The bill would reverse changes made to the process to acquire a transmission system in 1992 that have made the process onerous, Wiener said. The bill would also establish enforceable timelines.

PG&E Chief Executive Officer Patricia Poppe said during the company's fourth quarter earnings call in February that the company had gone three consecutive years with no major fires caused by its equipment.

The company's record of being deemed liable for igniting fires speaks to why this milestone is significant. The company's equipment was found responsible for igniting wildfires in the San Francisco's North Bay in 2017 in a spate of blazes that killed 44 people; the 2018 Camp Fire in Butte County that virtually destroyed the town of Paradise and killed 85; the 2019 Kincade Fire in Sonoma County; the 2020 Zogg Fire in Shasta County, which killed four people; and the 2021 Dixie Fire, which burned nearly 1 million acres of forest land in the Sierra Nevada mountains.

Poppe also tried to take on the negative narratives about PG&E's outage record and pricing, saying reliability had improved by 19% year-over-year.

"We lowered our bundled residential rates for the fourth time in two years, and our average bills for those customers are now 11% lower than in January 2021," she said. "We hear a lot of discussion of affordability in absolute terms, but what gets less attention is that our bills, as measured by share of wallet, are below the U.S. average."

The company has reduced rates for the fourth time in two years and bundled residential electric rates are now 11% lower than in January 2024, with typical monthly bills down about $20, she said.

The company has a $73 billion, five-year capital program that includes work on a 10-year plan to bury underground 5,000 miles of power lines that are currently overhead lines. It is already working on burying 1,900 miles of line, which it expects to complete in 2027, she said.

Public utilities like LADWP and the Sacramento Municipal Utility District, use surpluses to invest in infrastructure and keep rates low, while IOUs distribute surpluses to shareholders through dividends, Aschenbach said. Public utilities' also have higher ratings and the ability to issue cheaper tax-exempt debt, which makes it less costly to improve infrastructure, resulting in savings that can keep rates lower, he said.

PG&E, which filed for bankruptcy twice within 20 years, has a BBB-minus issuer rating from Fitch Ratings, a Baa3 rating from Moody's and a BB issuer rating from S&P Global Ratings. Fitch assigns a stable outlook while the other two rating agencies assign a positive outlook.

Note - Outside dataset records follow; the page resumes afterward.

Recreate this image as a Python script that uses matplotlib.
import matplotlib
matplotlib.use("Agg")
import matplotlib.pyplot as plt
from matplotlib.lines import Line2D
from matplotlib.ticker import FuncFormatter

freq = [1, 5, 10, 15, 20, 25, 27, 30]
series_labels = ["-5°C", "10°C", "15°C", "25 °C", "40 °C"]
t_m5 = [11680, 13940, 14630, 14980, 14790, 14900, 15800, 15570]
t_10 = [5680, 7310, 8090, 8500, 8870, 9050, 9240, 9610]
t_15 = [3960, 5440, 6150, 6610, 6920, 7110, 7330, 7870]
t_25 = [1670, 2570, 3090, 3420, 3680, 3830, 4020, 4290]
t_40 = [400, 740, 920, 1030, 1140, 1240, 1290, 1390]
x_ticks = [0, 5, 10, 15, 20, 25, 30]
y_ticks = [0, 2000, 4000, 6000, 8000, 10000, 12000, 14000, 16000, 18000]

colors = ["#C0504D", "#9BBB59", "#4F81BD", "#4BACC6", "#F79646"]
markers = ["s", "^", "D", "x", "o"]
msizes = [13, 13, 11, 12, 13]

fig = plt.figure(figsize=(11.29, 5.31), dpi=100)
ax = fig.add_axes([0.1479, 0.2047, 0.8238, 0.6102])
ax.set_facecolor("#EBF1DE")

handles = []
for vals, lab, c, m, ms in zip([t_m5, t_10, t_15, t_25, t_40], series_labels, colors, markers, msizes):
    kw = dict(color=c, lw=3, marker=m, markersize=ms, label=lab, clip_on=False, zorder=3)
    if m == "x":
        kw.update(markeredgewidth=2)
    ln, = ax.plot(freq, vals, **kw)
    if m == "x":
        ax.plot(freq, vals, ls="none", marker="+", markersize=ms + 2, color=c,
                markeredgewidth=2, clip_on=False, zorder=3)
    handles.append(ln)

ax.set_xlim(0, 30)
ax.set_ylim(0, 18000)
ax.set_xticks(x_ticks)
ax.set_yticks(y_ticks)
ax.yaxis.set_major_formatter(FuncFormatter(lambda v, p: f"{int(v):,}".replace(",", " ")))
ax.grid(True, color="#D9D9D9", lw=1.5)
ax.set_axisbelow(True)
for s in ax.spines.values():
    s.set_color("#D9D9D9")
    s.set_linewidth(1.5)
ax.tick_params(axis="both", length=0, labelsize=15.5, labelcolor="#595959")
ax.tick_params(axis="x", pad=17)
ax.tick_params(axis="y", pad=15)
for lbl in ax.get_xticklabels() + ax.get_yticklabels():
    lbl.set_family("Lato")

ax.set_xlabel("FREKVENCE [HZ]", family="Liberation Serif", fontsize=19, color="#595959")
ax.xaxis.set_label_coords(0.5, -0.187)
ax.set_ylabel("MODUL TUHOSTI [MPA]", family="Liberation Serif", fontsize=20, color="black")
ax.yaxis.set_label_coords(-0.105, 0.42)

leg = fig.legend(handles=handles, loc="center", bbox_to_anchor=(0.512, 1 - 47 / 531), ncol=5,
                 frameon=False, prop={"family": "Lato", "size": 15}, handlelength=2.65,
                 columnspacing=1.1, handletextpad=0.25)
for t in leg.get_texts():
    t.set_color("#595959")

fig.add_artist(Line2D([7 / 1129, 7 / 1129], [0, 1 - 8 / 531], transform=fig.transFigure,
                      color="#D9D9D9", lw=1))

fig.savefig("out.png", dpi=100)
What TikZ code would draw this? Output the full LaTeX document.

Even after reduced ratings stemming from potential liability for a 2025 Los Angeles wildfire, LADWP holds mostly double-A level ratings. It has Aa3 ratings from Moody's, AA ratings from KBRA and AA-minus from Fitch on both its water and power revenue bonds. All have stable outlooks. S&P assigns an A rating on the power bonds and AA-minus for the water bonds and a negative outlook on both systems.